Showcasing its growth, the 2017-18 program saw a 450 percent increase in recycling totals from the previous year. This massive uptick is due to many factors, including more schools participating, more schools ramping up their recycling efforts and the timing of promotions and challenges.
Beyond promoting recycling on campus, schools in the 2017-18 program reached out to their communities to get involved in local events and to ensure that recyclables were ending up in their proper waste streams.
“The students were really taking the lead this year on many efforts and making sure that whole communities were involved in their recycling goals,” says Mooradian. “They stayed on top of their tracking duties and took it upon themselves to make sure they were improving their recycling rates month after month.”

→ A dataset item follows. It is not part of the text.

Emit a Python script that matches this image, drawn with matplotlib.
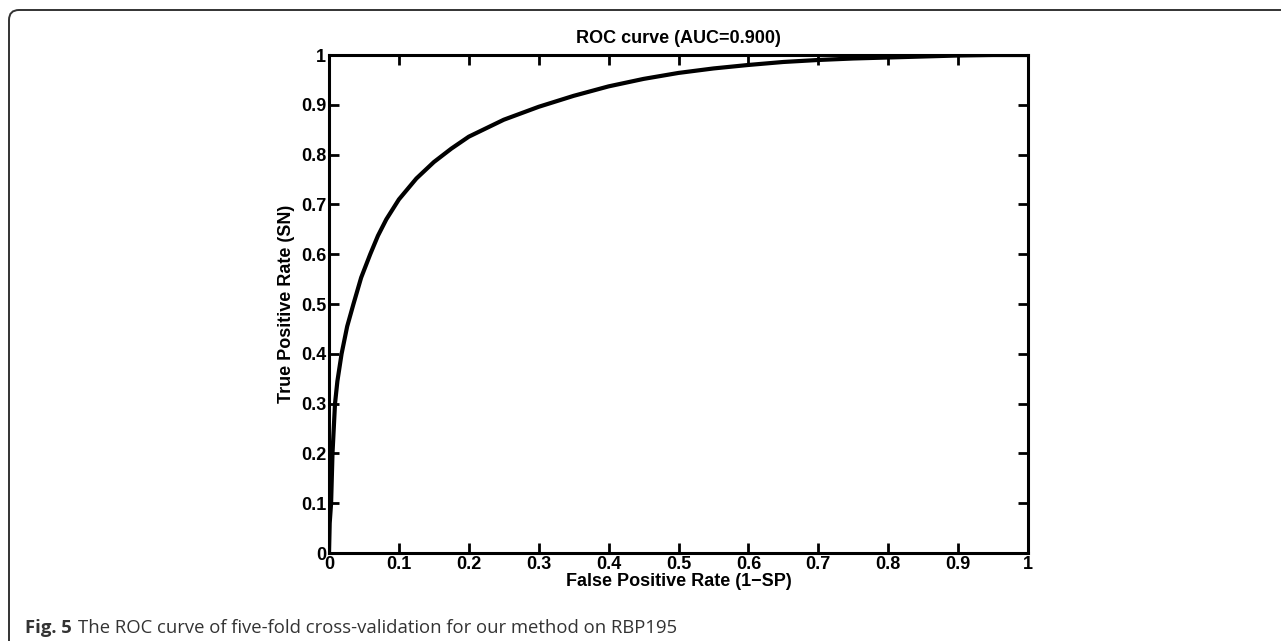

Recycle Rally is a point-based program, and to keep track of their goals and milestones and to earn reward points, schools utilize a self-reported system where they can easily log information. Schools can participate in two different leagues for the annual contest—the Universal League and the Challenge League—as well as various monthly challenges. The Universal League allows schools to report their data in a simple manner by tallying the amount and size of recycling bags collected. That total is then translated into an estimated number of bottles and cans to determine how many reward points they will earn. The Challenge League requires more effort, therefore the schools have the opportunity to earn more points. Schools participating in that challenge receive a digital scale and are required to separate and weigh their different waste streams. Eligible materials that can be counted for credit include aluminum, PET and HDPE. Other materials that can be collected for tracking purposes but do not count toward totals in the program include other plastics (PVC, LDPE, PP, etc.), mixed paper, glass and other materials (scrap metal, aerosol cans, etc.). Compost is currently not one of the eligible materials, but it is encouraged and something that PepsiCo is looking at adding in the future.

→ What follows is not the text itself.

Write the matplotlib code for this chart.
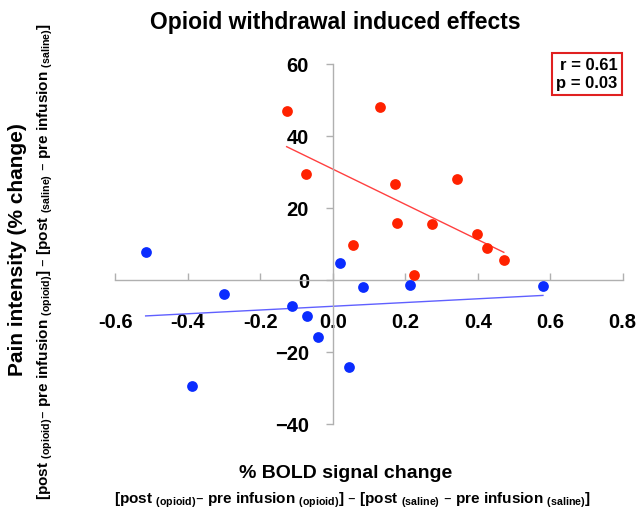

“The annual contest always has a large cash prize tied to it,” states Mooradian. “This year, the top school—Arnold Elementary School in San Antonio—was awarded $20,000, and Pine Forest High School in Fayetteville, N.C., was awarded $15,000. Schools that make it into the top 25 also earn cash prizes, which make a big difference to schools that are seeing changes and budget cuts.”

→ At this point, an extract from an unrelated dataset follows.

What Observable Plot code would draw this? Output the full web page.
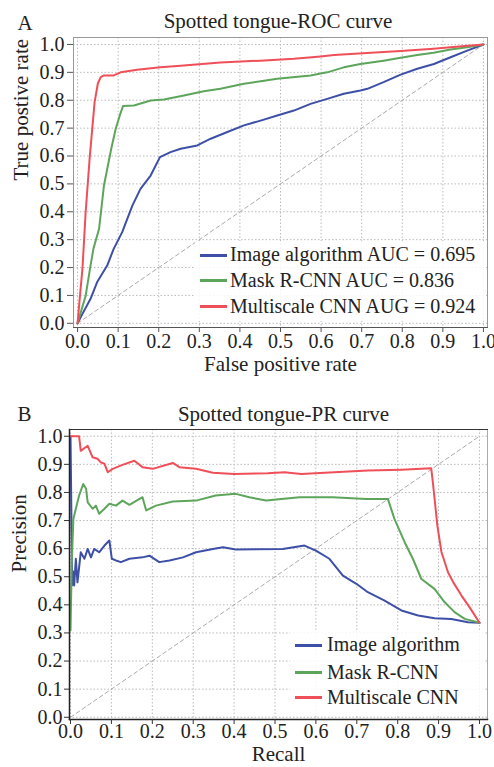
<!DOCTYPE html>
<html><head><meta charset="utf-8">
<script src="https://cdn.jsdelivr.net/npm/d3@7"></script>
<script src="https://cdn.jsdelivr.net/npm/@observablehq/plot@0.6"></script>
<style>
body{margin:0;background:#fff;}
#wrap{position:relative;width:494px;height:767px;overflow:hidden;font-family:"Liberation Serif","Times New Roman",serif;color:#222;}
#wrap svg{position:absolute;left:0;}
.leg{position:absolute;background:rgba(255,255,255,0.85);}
.sw{position:absolute;height:3px;width:27px;}
.lt{position:absolute;font-size:20px;line-height:20px;white-space:nowrap;}
</style></head><body><div id="wrap"></div>
<script>
// ---------- data ----------
const ticks = [0, 0.1, 0.2, 0.3, 0.4, 0.5, 0.6, 0.7, 0.8, 0.9, 1.0];
const diag = [0, 1];
const seriesNames = ["Image algorithm", "Mask R-CNN", "Multiscale CNN"];
const rocLegend = ["Image algorithm AUC = 0.695", "Mask R-CNN AUC = 0.836", "Multiscale CNN AUG = 0.924"];
const colors = ["#3d4fa6", "#5ea55c", "#ef4f58"];

// ROC: Image algorithm
const rocImgFpr = [0, .012, .032, .048, .073, .089, .11, .135, .155, .18, .203, .229, .254, .295, .328, .369, .41, .451, .492, .533, .574, .615, .656, .697, .714, .754, .796, .837, .878, .919, .96, 1.0];
const rocImgTpr = [0, .034, .088, .147, .207, .267, .327, .422, .482, .53, .596, .614, .626, .638, .662, .686, .71, .727, .745, .763, .787, .805, .823, .835, .841, .865, .892, .913, .93, .954, .978, 1.0];
// ROC: Mask R-CNN
const rocMaskFpr = [0, .01, .02, .03, .039, .053, .065, .083, .094, .105, .112, .139, .18, .213, .262, .311, .352, .41, .492, .574, .615, .656, .697, .754, .796, .837, .877, .919, .96, 1.0];
const rocMaskTpr = [0, .05, .099, .19, .267, .339, .494, .626, .698, .75, .779, .781, .799, .803, .817, .832, .841, .859, .877, .889, .9, .918, .93, .942, .952, .962, .97, .982, .99, 1.0];
// ROC: Multiscale CNN
const rocMultiFpr = [0, .006, .012, .02, .03, .042, .05, .057, .065, .089, .106, .147, .204, .254, .352, .45, .533, .599, .632, .713, .796, .877, .94, 1.0];
const rocMultiTpr = [0, .1, .195, .4, .596, .793, .86, .883, .889, .889, .9, .909, .918, .924, .935, .942, .949, .957, .962, .969, .977, .985, .993, 1.0];

// PR: Image algorithm
const prImgRecall = [0, .004, .006, .009, .013, .017, .025, .034, .042, .05, .058, .07, .083, .095, .101, .111, .123, .144, .176, .193, .217, .242, .275, .307, .348, .373, .404, .519, .572, .6, .633, .666, .699, .727, .768, .809, .85, .89, .931, .972, 1.0];
const prImgPrec = [1.0, .47, .52, .469, .564, .48, .587, .564, .599, .569, .599, .587, .611, .629, .564, .558, .552, .564, .569, .575, .552, .558, .569, .587, .599, .605, .597, .599, .611, .593, .564, .504, .475, .445, .415, .38, .362, .352, .35, .338, .336];
// PR: Mask R-CNN
const prMaskRecall = [0, .003, .007, .013, .021, .031, .038, .042, .054, .062, .07, .083, .095, .111, .127, .144, .176, .185, .209, .25, .307, .355, .404, .437, .478, .56, .641, .723, .776, .792, .817, .837, .858, .89, .915, .939, .964, 1.0];
const prMaskPrec = [.31, .55, .706, .742, .789, .83, .813, .765, .742, .753, .724, .742, .76, .753, .771, .756, .783, .736, .753, .768, .771, .789, .795, .783, .771, .783, .783, .777, .777, .706, .623, .564, .492, .457, .409, .374, .35, .336];
// PR: Multiscale CNN
const prMultiRecall = [0, .021, .025, .042, .054, .066, .074, .083, .091, .103, .127, .156, .176, .201, .25, .266, .307, .348, .4, .482, .523, .564, .645, .727, .809, .882, .886, .897, .907, .923, .936, .956, .976, 1.0];
const prMultiPrec = [1.0, 1.0, .948, .966, .925, .92, .907, .902, .872, .884, .898, .913, .89, .884, .905, .89, .884, .87, .866, .868, .872, .866, .872, .878, .881, .886, .836, .682, .588, .516, .48, .433, .391, .336];

// ---------- drawing ----------
const fmt = d3.format(".1f");
const font = '"Liberation Serif","Times New Roman",serif';
const wrap = document.getElementById("wrap");

function curve(xs, ys, color) {
  return Plot.line(ys, {x: xs, y: ys, stroke: color, strokeWidth: 2, strokeLinejoin: "round"});
}

const rocPlot = Plot.plot({
  width: 494, height: 385,
  marginTop: 37, marginBottom: 58, marginLeft: 73, marginRight: 7,
  x: {domain: [-0.01, 1.01]},
  y: {domain: [-0.015, 1.025]},
  style: {fontFamily: font, fontSize: "20px", color: "#222", background: "transparent", overflow: "visible"},
  marks: [
    Plot.gridX(ticks, {stroke: "#bbb", strokeOpacity: 1, strokeDasharray: "1.5,2"}),
    Plot.gridY(ticks, {stroke: "#bbb", strokeOpacity: 1, strokeDasharray: "1.5,2"}),
    Plot.line(diag, {x: d => d, y: d => d, stroke: "#aaa", strokeWidth: 1, strokeDasharray: "4,3"}),
    curve(rocImgFpr, rocImgTpr, colors[0]),
    curve(rocMaskFpr, rocMaskTpr, colors[1]),
    curve(rocMultiFpr, rocMultiTpr, colors[2]),
    Plot.frame({stroke: "#999"}),
    Plot.frame({anchor: "bottom", stroke: "#555"}),
    Plot.axisX(ticks, {tickSize: 5, tickPadding: 1, tickFormat: fmt, fontSize: 20, label: null, stroke: "#555"}),
    Plot.axisY(ticks, {tickSize: 6, tickPadding: 3, tickFormat: fmt, fontSize: 20, label: null, stroke: "#555"}),
    Plot.text(["Spotted tongue-ROC curve"], {frameAnchor: "top", text: d => d, dx: -2.5, dy: -10, lineAnchor: "bottom", fontSize: 21}),
    Plot.text(["A"], {frameAnchor: "top-left", text: d => d, textAnchor: "start", dx: -56, dy: -8, lineAnchor: "bottom", fontSize: 21}),
    Plot.text(["False positive rate"], {frameAnchor: "bottom", text: d => d, dy: 43, lineAnchor: "bottom", fontSize: 21}),
    Plot.text(["True postive rate"], {frameAnchor: "left", text: d => d, rotate: -90, dx: -46, dy: -2, lineAnchor: "bottom", fontSize: 21})
  ]
});
rocPlot.style.top = "0px";
wrap.appendChild(rocPlot);

const prPlot = Plot.plot({
  width: 494, height: 382,
  marginTop: 44, marginBottom: 48, marginLeft: 69, marginRight: 7,
  x: {domain: [-0.0025, 1.0196]},
  y: {domain: [-0.008, 1.024]},
  style: {fontFamily: font, fontSize: "20px", color: "#222", background: "transparent", overflow: "visible"},
  marks: [
    Plot.gridX(ticks, {stroke: "#bbb", strokeOpacity: 1, strokeDasharray: "1.5,2"}),
    Plot.gridY(ticks, {stroke: "#bbb", strokeOpacity: 1, strokeDasharray: "1.5,2"}),
    Plot.line(diag, {x: d => d, y: d => d, stroke: "#aaa", strokeWidth: 1, strokeDasharray: "4,3"}),
    curve(prImgRecall, prImgPrec, colors[0]),
    curve(prMaskRecall, prMaskPrec, colors[1]),
    curve(prMultiRecall, prMultiPrec, colors[2]),
    Plot.frame({stroke: "#aaa"}),
    Plot.frame({anchor: "left", stroke: "#222", strokeWidth: 1.5}),
    Plot.frame({anchor: "top", stroke: "#333"}),
    Plot.frame({anchor: "bottom", stroke: "#222", strokeWidth: 1.5}),
    Plot.axisX(ticks, {tickSize: 5, tickPadding: -1, tickFormat: fmt, fontSize: 20, label: null, stroke: "#333"}),
    Plot.axisY(ticks, {tickSize: 5, tickPadding: 2, tickFormat: fmt, fontSize: 20, label: null, stroke: "#333"}),
    Plot.text(["Spotted tongue-PR curve"], {frameAnchor: "top", text: d => d, dx: 5, dy: -8.3, lineAnchor: "bottom", fontSize: 21}),
    Plot.text(["B"], {frameAnchor: "top-left", text: d => d, textAnchor: "start", dx: -52, dy: -8.3, lineAnchor: "bottom", fontSize: 21}),
    Plot.text(["Recall"], {frameAnchor: "bottom", text: d => d, dy: 41, lineAnchor: "bottom", fontSize: 21}),
    Plot.text(["Precision"], {frameAnchor: "left", text: d => d, rotate: -90, dx: -44, dy: -2, lineAnchor: "bottom", fontSize: 21})
  ]
});
prPlot.style.top = "385px";
wrap.appendChild(prPlot);

// ---------- legends (HTML overlay) ----------
function legend(box, labels, swX, textX, rowYs) {
  const b = document.createElement("div");
  b.className = "leg";
  Object.assign(b.style, {left: box[0] + "px", top: box[1] + "px", width: box[2] + "px", height: box[3] + "px"});
  wrap.appendChild(b);
  labels.forEach((lab, i) => {
    const s = document.createElement("div");
    s.className = "sw";
    Object.assign(s.style, {left: swX + "px", top: (rowYs[i] - 1.5) + "px", background: colors[i]});
    wrap.appendChild(s);
    const t = document.createElement("div");
    t.className = "lt";
    t.textContent = lab;
    Object.assign(t.style, {left: textX + "px", top: (rowYs[i] + 6 - 16.75) + "px"});
    wrap.appendChild(t);
  });
}
legend([195, 241, 290, 80], rocLegend, 200, 230, [255, 280.7, 306.7]);
legend([290, 630, 195, 85], seriesNames, 295, 327, [645, 672.3, 697.7]);
</script>
</body></html>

This year was Arnold Elementary School’s first year participating in Recycle Rally, and its successful recycling efforts quickly paid off.
“Arnold Elementary’s first year participating in PepsiCo’s Recycle Rally was a huge success,” says Paul Perea, a teacher at Arnold Elementary School. “Our students showed great enthusiasm for the environment and got involved in community events to recycle an incredible amount of material through the competition!”
This year’s top performing schools drove a lot of volume by getting creative in their recycling efforts. Pine Forest High School, for example, partnered with local businesses, ran radio advertisements, held events, got surrounding communities to participate in its efforts and more. In fact, the students were recycling so much that the school had to limit the amount of material students could bring with them on the bus to school to two bags per day because some kids were loading the buses up with too many bags of recyclables, comments Mooradian.
“Since first getting involved in PepsiCo’s Recycle Rally competition in 2015, we’ve increased our commitment to recycling dramatically, and we’re thrilled to have topped our 2016 efforts,” says Linwood Starling, a teacher at Pine Forest High School. “Pine Forest High School is proud of how big of an impact our students make in the Fayetteville community.”
Other effective and efficient recycling methods included pairing recycling bins next to trash cans, having a designated team of students operate as a green team/recycling team and having students take the lead to help other students expand their knowledge of recycling. Mooradian says if students take the lead, other students tend to follow suit.
While these schools often start their own waste reduction and recycling methods, PepsiCo offers general recommendations via a list of common acceptable and unacceptable recyclable materials, quiz games and other customizable resources on its website.
“It all comes down to education and getting students engaged,” says Mooradian. “There is not a one-size-fits-all solution, so we try to produce customizable resources that teachers and administrators can utilize as education tools that make sense for their individual school. Teachers have a wonderful way of getting through to students, and these resources serve as an easy tool to communicate the importance of recycling, how to recycle properly and how to change common behaviors.”
Many schools are drawn to the program because it’s free, and it’s a way for them to earn valuable rewards and financial incentives. Schools can sign up for the program anytime via Recycle Rally’s website and connect with program experts to get their waste reduction and recycling efforts off the ground.
“No matter what your goals are, Recycle Rally is an easy way to help you make a difference and help you earn prizes that can pay for needs within your school,” states Mooradian. “Between our annual contest and our monthly challenges, there are ways to win gift cards, cash and other prizes for taking action and raising awareness. Plus, it’s free, fun and good for the planet.”